I'm puzzled by Collins's decision to arrive at negotiations with Lieberman in tow. Is that standard practice?

That said, I'm not suggesting either anecdote reveals anything unseemly. And while Collins's choice of words in reply to Orszag seems more jaded than one might have expected, his comment seems to merit the kind of brush-off she gave him.

Still, the dry, sardonic and politically incorrect sense of humor in evidence here suggests that the portrait of Collins that emerges from public appearances, fawning Maine press coverage and national television interviews is probably incomplete.

Saturday, November 3, 2012

Systemic Failure and the Maine Press

Four states will be voting on marriage equality-related referendums next Tuesday.

Of the eight senators who represent those states, six have told voters where they stand on the issue and how they'll vote on election day.

In Maryland, Sens. Mikulski (D) and Cardin (D) support the state's same-sex marriage law, as do Sens. Cantwell (D) and Murray (D) in Washington state. (Like Sen. Snowe, Murray voted for DOMA in 1996. Unlike Snowe, she has repudiated that vote.)

In Minnesota, meanwhile, Sens. Klobuchar (D) and Franken (D) have been vocal opponents of a referendum to add a ban on same-sex marriage to the state's constitution. Franken and his wife Franni have appeared in a poignant ad on the subject.

That leaves Sens. Collins and Snowe. Neither senator has taken a public position on Maine's referendum, which they'll be voting on in three days. Their silence hasn't garnered a single mention from the state's major media outlets--not a single article or blog post on the subject.

All we've got to go on, courtesy of the Washington Blade, is this:

Sen. Susan Collins (R-Maine) said she's "considering" her position on the initiative in an email provided Thursday morning to the Washington Blade...

"Next month, the voters in Maine will be asked to decide if they will allow the state to issue marriage licenses to same-sex couples. Like voters in my state, I am considering this issue very carefully."

Sen. Olympia Snowe (R-Maine), who's set to retire Congress at the end of this year, expressed a similarly neutral position in a separate statement later Thursday.

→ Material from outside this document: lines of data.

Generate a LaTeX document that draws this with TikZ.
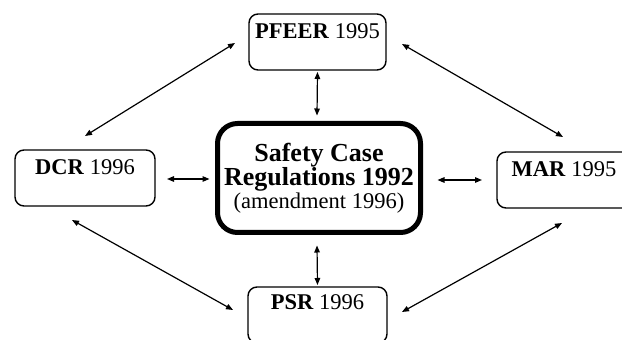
\documentclass[tikz,border=0pt]{standalone}
\usepackage{fontspec}
\setmainfont{Liberation Serif}
\usetikzlibrary{arrows.meta,calc}
\begin{document}
\begin{tikzpicture}[x=1pt,y=1pt,
  regbox/.style={draw, line width=1.4pt, rounded corners=9pt, inner sep=0pt, outer sep=0pt,
    minimum height=56pt, text height=25pt, text depth=31pt, font=\fontsize{22.5}{24}\selectfont},
  mainbox/.style={draw, line width=5pt, rounded corners=20pt, inner sep=0pt, outer sep=0pt,
    minimum width=203pt, minimum height=109pt, align=center},
  link/.style={line width=1.2pt, {Triangle[length=7pt,width=5.5pt]}-{Triangle[length=7pt,width=5.5pt]}}
]
\useasboundingbox (0,0) rectangle (622,340);
\node[regbox, minimum width=137pt] (pfeer) at (317.5,298) {\textbf{PFEER} 1995};
\node[regbox, minimum width=140pt] (dcr) at (85,162) {\textbf{DCR} 1996};
\node[regbox, minimum width=134pt] (mar) at (564,160) {\textbf{MAR} 1995};
\node[regbox, minimum width=139pt, text height=23pt, text depth=33pt] (psr) at (317.5,25) {\textbf{PSR} 1996};
\node[mainbox] (main) at (319,162) {\fontsize{26}{29}\selectfont\textbf{Safety Case}\\
  \fontsize{26}{29}\selectfont\textbf{Regulations 1992}\\
  \fontsize{22.5}{26}\selectfont(amendment 1996)};
% vertical and horizontal links
\draw[link] ($(pfeer.south)+(0,-2)$) -- ($(main.north)+(-2,8)$);
\draw[link] ($(main.south)+(-2,-13)$) -- ($(psr.north)+(0,2)$);
\draw[link] ($(dcr.east)+(12,-1)$) -- ($(main.west)+(-8,-1)$);
\draw[link] ($(main.east)+(17,-2)$) -- ($(mar.west)+(-15,0)$);
% diagonal links
\draw[link] ($(pfeer.west)+(-14,-1)$) -- ($(dcr.north)+(0,14)$);
\draw[link] ($(pfeer.east)+(16,-2)$) -- ($(mar.north)+(-1,15)$);
\draw[link] ($(dcr.south)+(-13,-14)$) -- ($(psr.west)+(-15,5)$);
\draw[link] ($(mar.south)+(-2,-15)$) -- ($(psr.east)+(15,3)$);
\end{tikzpicture}
\end{document}
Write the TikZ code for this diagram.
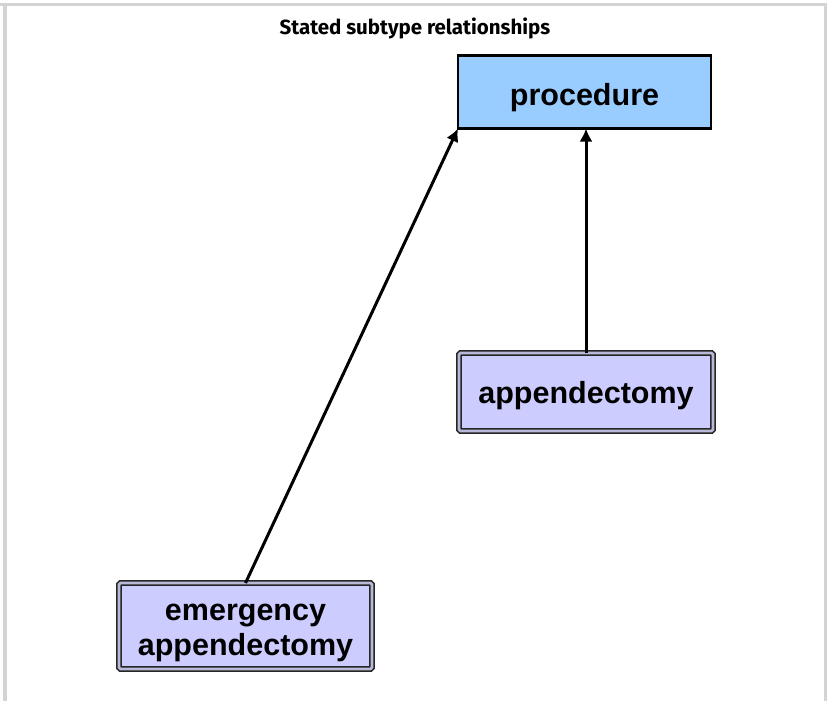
\documentclass[tikz,border=0pt]{standalone}
\usepackage{fontspec}
\setmainfont{Liberation Sans}
\newfontfamily\titlefont{Fira Sans}
\usetikzlibrary{arrows.meta}
\definecolor{framegray}{HTML}{D3D3D3}
\definecolor{procblue}{HTML}{99CCFF}
\definecolor{subfill}{HTML}{CCCCFF}
\definecolor{subgap}{HTML}{B8B8D8}
\tikzset{
  x=1pt, y=-1pt,
  parentbox/.style={draw=black, line width=2.5pt, fill=procblue, inner sep=0pt, outer sep=0pt,
    minimum width=253pt, minimum height=73pt, align=center,
    font=\fontsize{30.5}{35}\selectfont\bfseries},
  childbox/.style={draw=black!85, line width=1.6pt, double=subgap, double distance=2.6pt,
    fill=subfill, rounded corners=1.5pt, inner sep=0pt, outer sep=0pt, align=center,
    font=\fontsize{30.5}{35}\selectfont\bfseries},
  isa/.style={line width=3pt, -{Latex[length=13pt,width=13pt]}},
}
\begin{document}
\begin{tikzpicture}
\useasboundingbox (0,0) rectangle (827,701);
% light grey frame
\fill[framegray] (0,3) rectangle (827,6.5);
\fill[framegray] (3,3) rectangle (7,701);
\fill[framegray] (823.5,3) rectangle (827,701);
% heading
\node[font=\titlefont\fontsize{20.5}{24}\selectfont\bfseries] (title) at (415,28) {Stated subtype relationships};
% concepts (text height/depth place the baselines inside the boxes)
\node[parentbox, text height=26pt, text depth=0pt] (proc) at (584.5,92) {procedure};
\node[childbox, minimum width=254pt, minimum height=78pt, text height=22pt, text depth=0pt] (app) at (586,392) {appendectomy};
\node[childbox, minimum width=253pt, minimum height=86pt, text height=58pt, text depth=0pt] (emer) at (245.5,626) {emergency\\appendectomy};
% subtype links
\draw[isa] (app.north) -- (app.north |- proc.south);
\draw[isa] (emer.north) -- (proc.south west);
\end{tikzpicture}
\end{document}
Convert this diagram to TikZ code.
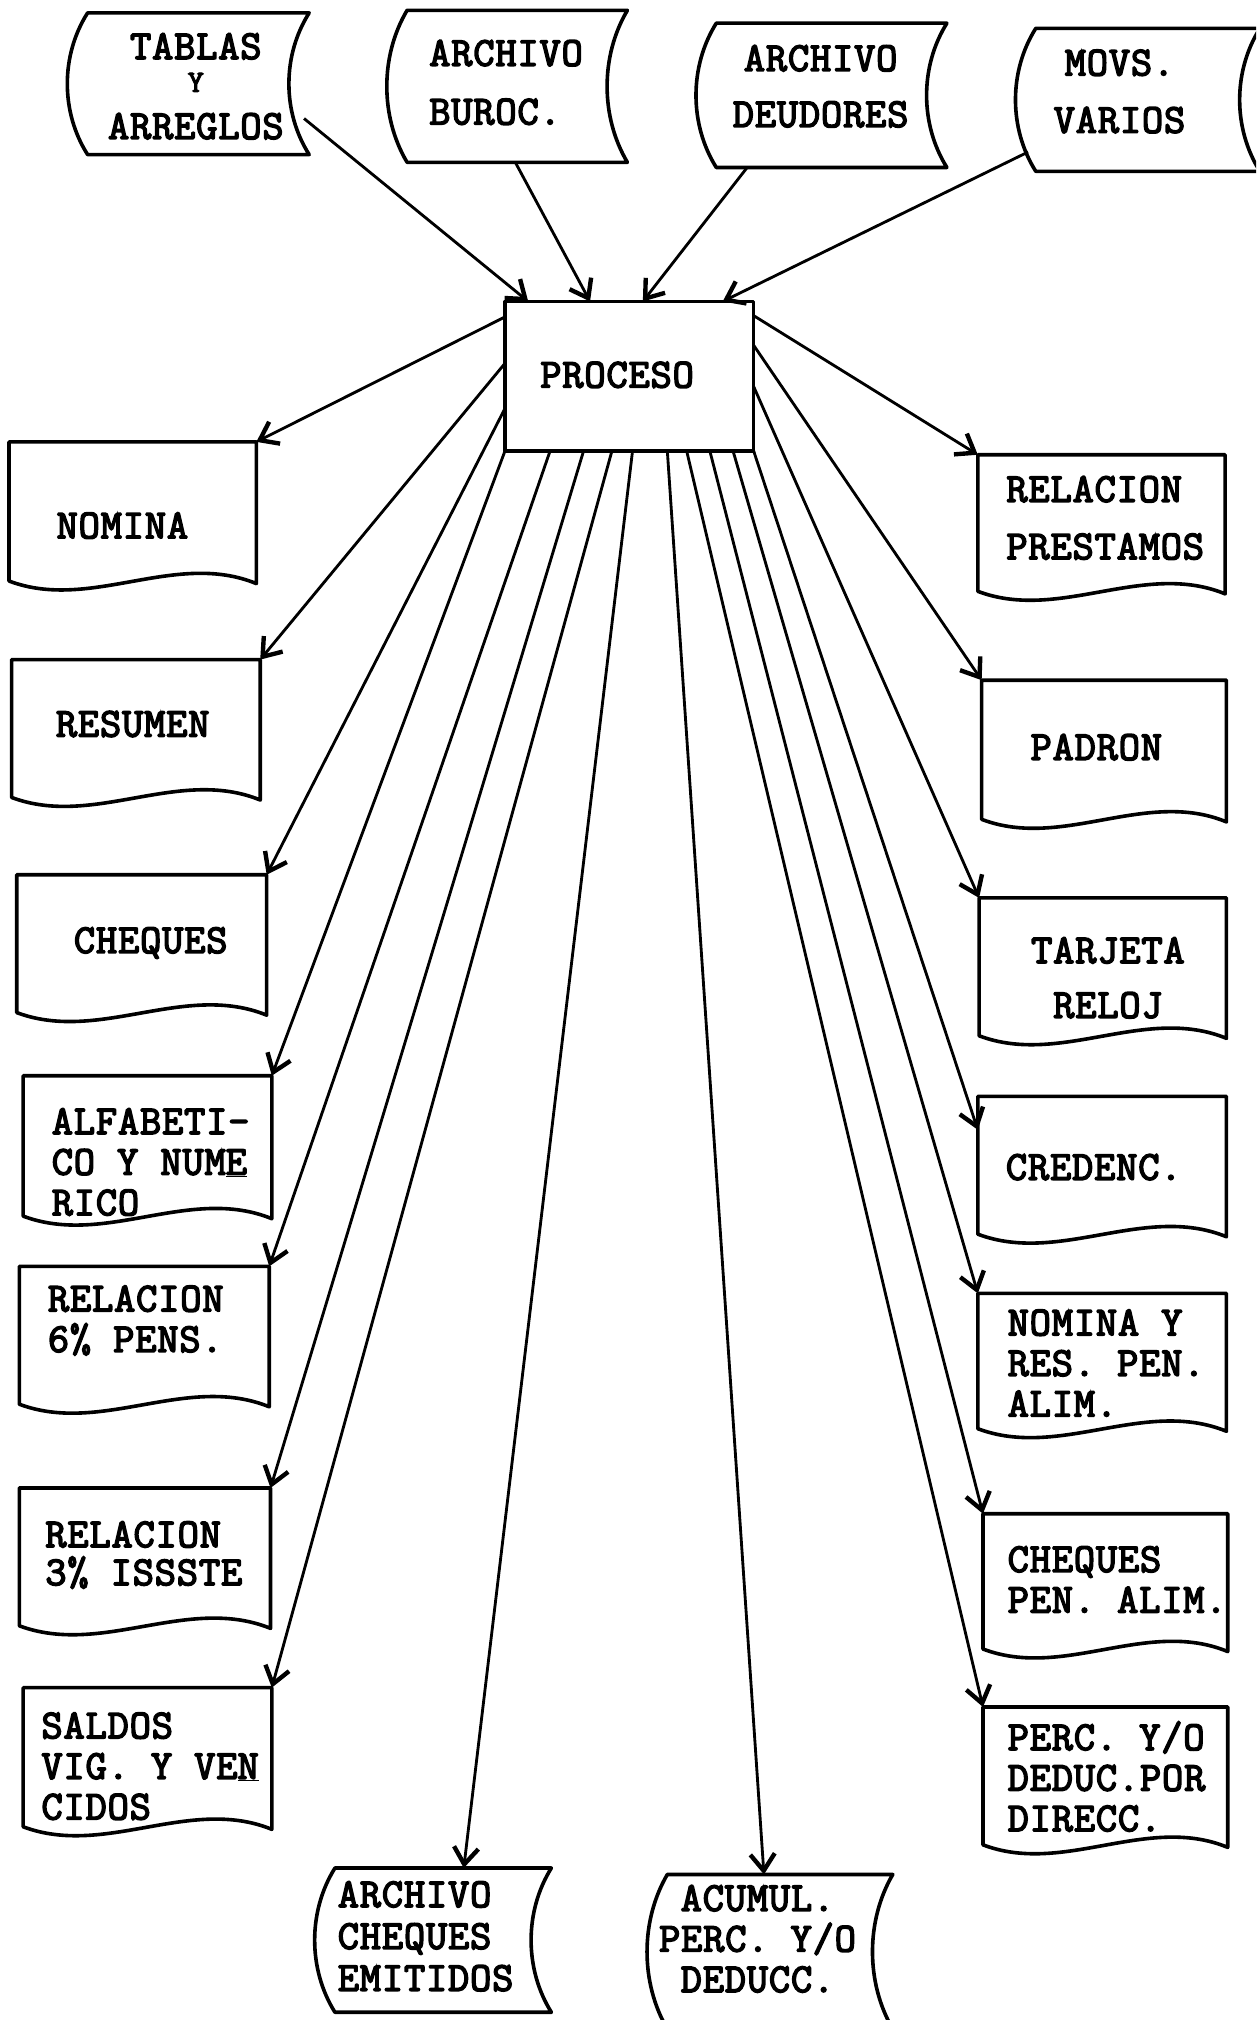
\documentclass[tikz,border=0pt]{standalone}
\usepackage{fontspec}
\newfontfamily\typewriter{Latin Modern Mono}[FakeBold=3.6,LetterSpace=2]
\usetikzlibrary{arrows.meta,fit,calc}

\tikzset{
  boxline/.style={line width=2.8pt, line join=round},
  area/.style={inner sep=0pt, outer sep=0pt, draw=none},
  lbl/.style={font=\typewriter\fontsize{32}{31.5}\selectfont, inner sep=0pt},
  lblL/.style={lbl, align=left, anchor=west},
  lblC/.style={lbl, align=center, anchor=center},
  flow/.style={line width=2.2pt, -{Straight Barb[length=13pt,width=19pt,line width=3.4pt]}},
}

% document symbol: straight top and sides, wavy bottom (name, x0, y0, x1, y1)
\newcommand{\docbox}[5]{%
  \node[area, fit={(#2,#3) (#4,#5)}] (#1) {};
  \draw[boxline] (#1.south west) -- (#1.north west) -- (#1.north east) -- ([shift={(0,2)}]#1.south east)
    .. controls ({#2+0.67*(#4-#2)},{#5-24}) and ({#2+0.33*(#4-#2)},{#5+24}) .. (#1.south west) -- cycle;
}

% storage symbol: straight top and bottom, both sides bowed to the left
\newcommand{\storebox}[5]{%
  \node[area, fit={(#2,#3) (#4,#5)}] (#1) {};
  \draw[boxline] (#1.north west) -- (#1.north east)
    .. controls ({#4-21},{#3+0.3*(#5-#3)}) and ({#4-21},{#5-0.3*(#5-#3)}) .. (#1.south east)
    -- (#1.south west)
    .. controls ({#2-21},{#5-0.3*(#5-#3)}) and ({#2-21},{#3+0.3*(#5-#3)}) .. (#1.north west) -- cycle;
}

\begin{document}
\begin{tikzpicture}[x=1pt,y=-1pt]
\useasboundingbox (0,0) rectangle (975,1568);
\fill[white] (0,0) rectangle (975,1568);
\clip (0,0) rectangle (975,1568);

% inputs
\storebox{tablas}{68}{10}{240}{120}
\storebox{buroc}{316}{8}{487}{126}
\storebox{deud}{556}{18}{735}{130}
\storebox{movs}{804}{22}{978}{133}
\node[lblC] (t-tablas) at (152,67) {TABLAS\\[-6pt]{\fontsize{24}{24}\selectfont Y}\\[5pt]ARREGLOS};
\node[lblL] (t-buroc) at (333,64) {ARCHIVO\\[14pt]BUROC.};
\node[lblC] (t-deud) at (637,67) {ARCHIVO\\[12pt]DEUDORES};
\node[lblC] (t-movs) at (869,71) {MOVS.\\[13pt]VARIOS};

% process
\node[area, fit={(392,234) (585,350)}] (proc) {};
\draw[boxline] (proc.north west) rectangle (proc.south east);
\node[lblC] (t-proc) at (479,291) {PROCESO};

% reports, left column
\docbox{nomina}{7}{343}{199}{451}
\docbox{resumen}{9}{512}{202}{619}
\docbox{cheques}{13}{679}{207}{786}
\docbox{alfa}{18}{835}{211}{944}
\docbox{rel6}{15}{983}{209}{1090}
\docbox{rel3}{15}{1155}{210}{1262}
\docbox{saldos}{18}{1310}{211}{1418}
\node[lblC] (t-nomina) at (95,408) {NOMINA};
\node[lblC] (t-resumen) at (103,562) {RESUMEN};
\node[lblC] (t-cheques) at (117,732) {CHEQUES};
\node[lblL] (t-alfa) at (40,902) {ALFABETI-\\CO Y NUM\underline{E}\\RICO};
\node[lblL] (t-rel6) at (37,1025) {RELACION\\6\% PENS.};
\node[lblL] (t-rel3) at (35,1207) {RELACION\\[-2pt]3\% ISSSTE};
\node[lblL] (t-saldos) at (32,1371) {SALDOS\\VIG. Y VE\underline{N}\\CIDOS};

% reports, right column
\docbox{prest}{759}{353}{951}{459}
\docbox{padron}{762}{528}{952}{636}
\docbox{tarjeta}{760}{697}{952}{804}
\docbox{credenc}{759}{851}{952}{958}
\docbox{nomres}{759}{1004}{952}{1109}
\docbox{chqpen}{763}{1175}{953}{1280}
\docbox{perc}{763}{1325}{953}{1432}
\node[lblL] (t-prest) at (781,402) {RELACION\\[13pt]PRESTAMOS};
\node[lblC] (t-padron) at (851,580) {PADRON};
\node[lblC] (t-tarjeta) at (860,759) {TARJETA\\[11pt]RELOJ};
\node[lblC] (t-credenc) at (849,906) {CREDENC.};
\node[lblL] (t-nomres) at (782,1058) {NOMINA Y\\RES. PEN.\\ALIM.};
\node[lblL] (t-chqpen) at (782,1226) {CHEQUES\\PEN. ALIM.};
\node[lblL] (t-perc) at (782,1379) {PERC. Y/O\\DEDUC.POR\\DIRECC.};

% output files
\storebox{archch}{260}{1450}{428}{1562}
\storebox{acumul}{518}{1455}{693}{1575}
\node[lblL] (t-archch) at (262,1503) {ARCHIVO\\[1pt]CHEQUES\\[1pt]EMITIDOS};
\node[lblC] (t-acumul) at (588,1505) {ACUMUL.\\PERC. Y/O\\DEDUCC.};

% flows into the process
\draw[flow] ([shift={(-4,-28)}]tablas.south east) -- ([shift={(18,0)}]proc.north west);
\draw[flow] ([shift={(84,0)}]buroc.south west) -- ([shift={(66,0)}]proc.north west);
\draw[flow] ([shift={(24,0)}]deud.south west) -- ([shift={(107,0)}]proc.north west);
\draw[flow] ([shift={(-6,-15)}]movs.south west) -- ([shift={(169,0)}]proc.north west);

% flows out of the process
\draw[flow] ([shift={(0,12)}]proc.north west) -- (nomina.north east);
\draw[flow] ([shift={(0,48)}]proc.north west) -- (resumen.north east);
\draw[flow] ([shift={(0,83)}]proc.north west) -- (cheques.north east);
\draw[flow] (proc.south west) -- (alfa.north east);
\draw[flow] ([shift={(35,0)}]proc.south west) -- (rel6.north east);
\draw[flow] ([shift={(61,0)}]proc.south west) -- (rel3.north east);
\draw[flow] ([shift={(83,0)}]proc.south west) -- (saldos.north east);
\draw[flow] ([shift={(99,0)}]proc.south west) -- ([shift={(100,0)}]archch.north west);
\draw[flow] ([shift={(126,0)}]proc.south west) -- ([shift={(75,0)}]acumul.north west);
\draw[flow] ([shift={(141,0)}]proc.south west) -- (perc.north west);
\draw[flow] ([shift={(159,0)}]proc.south west) -- (chqpen.north west);
\draw[flow] ([shift={(177,0)}]proc.south west) -- (nomres.north west);
\draw[flow] (proc.south east) -- ([shift={(0,26)}]credenc.north west);
\draw[flow] ([shift={(0,66)}]proc.north east) -- (tarjeta.north west);
\draw[flow] ([shift={(0,34)}]proc.north east) -- (padron.north west);
\draw[flow] ([shift={(0,11)}]proc.north east) -- (prest.north west);
\end{tikzpicture}
\end{document}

"It is left to individual states through the legislature or referenda to make their own determinations on this personal issue--and the people of Maine will now make this final determination come Election Day," Snowe said.

As I noted last week, Collins's response--that she's still "considering" the issue--is both cowardly and insincere. Indeed, it takes a special kind of cowardice to ask for a pass on the most contested social issue of the decade mere days before you'll be voting on it.

But looking at the cowardice of Collins and Snowe in isolation would be a mistake. It's important to ask why Snowe and Collins think they can get away with it. And the answer there is clear: It's only a viable political strategy because of the deference of the Maine press.

In a healthier media ecosystem, this kind of dynamic would never exist. Reporters, hungry for good stories, would be more interested in challenging Snowe and Collins than coddling them. Editors would be more worried about churning out salient copy than about tiptoeing around powerful pols. And outlets would be tripping over each other to be the first to report out such a high profile scoop.

Take Minnesota, whose media scene I'm at least loosely familiar with: If Franken and Klobuchar tried to dodge such a major issue, they would be pressed for answers by print, radio and TV reporters; ducked question would yield unflattering headlines; and ridicule on the opinion pages and in the alternative weeklies would follow soon after.

But in Maine, since Collins and Snowe would prefer not to discuss the topic, the question never gets asked. Even as reporters work with both senators to advance the narratives they're interested in pushing.

This isn't a blind spot. It's a systemic failure. And when you've been watching it for as long as I have, it's hard to accept that it's an accident.